Most striking is that Amana Knox’s defence seems to stick firmly to the strategy of “mistreatment”; in effect that the only reason for AK being arrested is false statements produced under “illegal” pressure from the police.

By making “the ethics of police interrogation” the core question of her testimony, the defence - probably deliberately - creates a lot of associations to recent public debates of torture and interrogation techniques applied at Guantanamo Bay and in Iraq.

By doing so they seem to want to try to turn the jury’s attention away from the point that AK knowingly participated in a murder investigation, and that any person with her intelligence will know that anyone who is called as a witness is required to show respect for the authorities - regardless of their nationality!

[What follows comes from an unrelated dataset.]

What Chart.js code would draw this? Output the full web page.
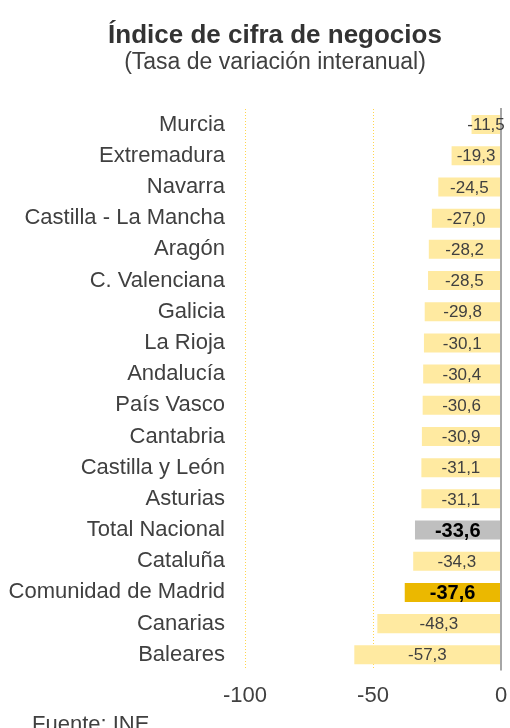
<!DOCTYPE html>
<html>
<head>
<meta charset="utf-8">
<script src="https://cdn.jsdelivr.net/npm/chart.js@4.4.0/dist/chart.umd.min.js"></script>
<style>
  html, body { margin: 0; padding: 0; background: #fff; }
  #wrap { width: 510px; height: 728px; position: relative; }
</style>
</head>
<body>
<div id="wrap"><canvas id="grafico"></canvas></div>
<script>
"use strict";

const regioes = ["Murcia", "Extremadura", "Navarra", "Castilla - La Mancha", "Aragón", "C. Valenciana", "Galicia", "La Rioja", "Andalucía", "País Vasco", "Cantabria", "Castilla y León", "Asturias", "Total Nacional", "Cataluña", "Comunidad de Madrid", "Canarias", "Baleares"];
const valores = [-11.5, -19.3, -24.5, -27.0, -28.2, -28.5, -29.8, -30.1, -30.4, -30.6, -30.9, -31.1, -31.1, -33.6, -34.3, -37.6, -48.3, -57.3];
const destaques = ["Total Nacional", "Comunidad de Madrid"];
const ticksX = [-100, -50, 0];

const corClara = "#FFEAA1";
const corTotal = "#BFBFBF";
const corMadrid = "#EBB800";

const cores = regioes.map((r) => (r === "Total Nacional" ? corTotal : r === "Comunidad de Madrid" ? corMadrid : corClara));

const FONTE = "'Liberation Sans', Arial, sans-serif";

// titulo, subtitulo e fonte
const textosPlugin = {
    id: "textos",
    afterDraw(chart) {
        const ctx = chart.ctx;
        ctx.save();
        ctx.textAlign = "center";
        ctx.textBaseline = "alphabetic";
        ctx.fillStyle = "#333333";
        ctx.font = `bold 26px ${FONTE}`;
        ctx.fillText("Índice de cifra de negocios", 275, 43);
        ctx.fillStyle = "#404040";
        ctx.font = `23px ${FONTE}`;
        ctx.fillText("(Tasa de variación interanual)", 275, 69);
        ctx.textAlign = "left";
        ctx.font = `22px ${FONTE}`;
        ctx.fillText("Fuente: INE", 32, 731);
        ctx.restore();
    },
};

// linha do zero + rotulos das barras
const rotulosPlugin = {
    id: "rotulos",
    afterDatasetsDraw(chart) {
        const ctx = chart.ctx;
        const xScale = chart.scales.x;
        const area = chart.chartArea;
        const x0 = xScale.getPixelForValue(0);
        ctx.save();
        ctx.strokeStyle = "#A6A6A6";
        ctx.lineWidth = 2;
        ctx.beginPath();
        ctx.moveTo(x0, area.top - 1);
        ctx.lineTo(x0, area.bottom);
        ctx.stroke();

        const meta = chart.getDatasetMeta(0);
        ctx.textAlign = "center";
        ctx.textBaseline = "middle";
        meta.data.forEach((bar, i) => {
            const destaque = destaques.includes(regioes[i]);
            ctx.font = destaque ? `bold 20px ${FONTE}` : `17px ${FONTE}`;
            ctx.fillStyle = destaque ? "#000000" : "#404040";
            const cx = (bar.x + bar.base) / 2;
            ctx.fillText(valores[i].toFixed(1).replace(".", ","), cx, bar.y + 1);
        });
        ctx.restore();
    },
};

const ctxGrafico = document.getElementById("grafico");

new Chart(ctxGrafico, {
    type: "bar",
    data: {
        labels: regioes,
        datasets: [
            {
                data: valores,
                backgroundColor: cores,
                barPercentage: 0.61,
                categoryPercentage: 1,
            },
        ],
    },
    options: {
        indexAxis: "y",
        responsive: true,
        maintainAspectRatio: false,
        animation: false,
        layout: {
            padding: { top: 109, right: 9, bottom: 0, left: 0 },
        },
        plugins: {
            legend: { display: false },
            tooltip: { enabled: false },
        },
        scales: {
            x: {
                min: -100,
                max: 0,
                afterBuildTicks(scale) {
                    scale.ticks = ticksX.map((v) => ({ value: v }));
                },
                afterFit(scale) {
                    scale.height = 728 - 109 - 561.4;
                    scale.paddingLeft = 0;
                    scale.paddingRight = 0;
                },
                grid: {
                    drawTicks: false,
                    color: (c) => (c.tick && c.tick.value === 0 ? "rgba(0,0,0,0)" : "#FFD54F"),
                    lineWidth: 1,
                },
                border: { display: false, dash: [1, 2] },
                ticks: {
                    padding: 12,
                    color: "#404040",
                    font: { family: FONTE, size: 22 },
                },
            },
            y: {
                afterFit(scale) {
                    scale.width = 245;
                },
                grid: { display: false, drawTicks: false },
                border: { display: false },
                ticks: {
                    padding: 20,
                    color: "#404040",
                    font: { family: FONTE, size: 22 },
                },
            },
        },
    },
    plugins: [textosPlugin, rotulosPlugin],
});
</script>
</body>
</html>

With reference to a variety of public materials from the US (“48 Hours” by CBS and many other reports), the way in which the Italian police have conducted Knox’s interview does not significantly differ from similar type interrogations made by US police. (This is not a stamp of approval, but removes the reason for any serious critique of the conduct of the Italian police.)

Her calmness and cool attitude, including her performing in two languages, does not, in my view - contrary to what the defence and her father expect - help to bring about an image of “another Amanda Knox” or a “more true Amanda Knox”.

Mostly her performance seems to contribute to shaping her image as complex, manipulative, intelligent, attention-seeking, and with only vaguely defined limits of identity.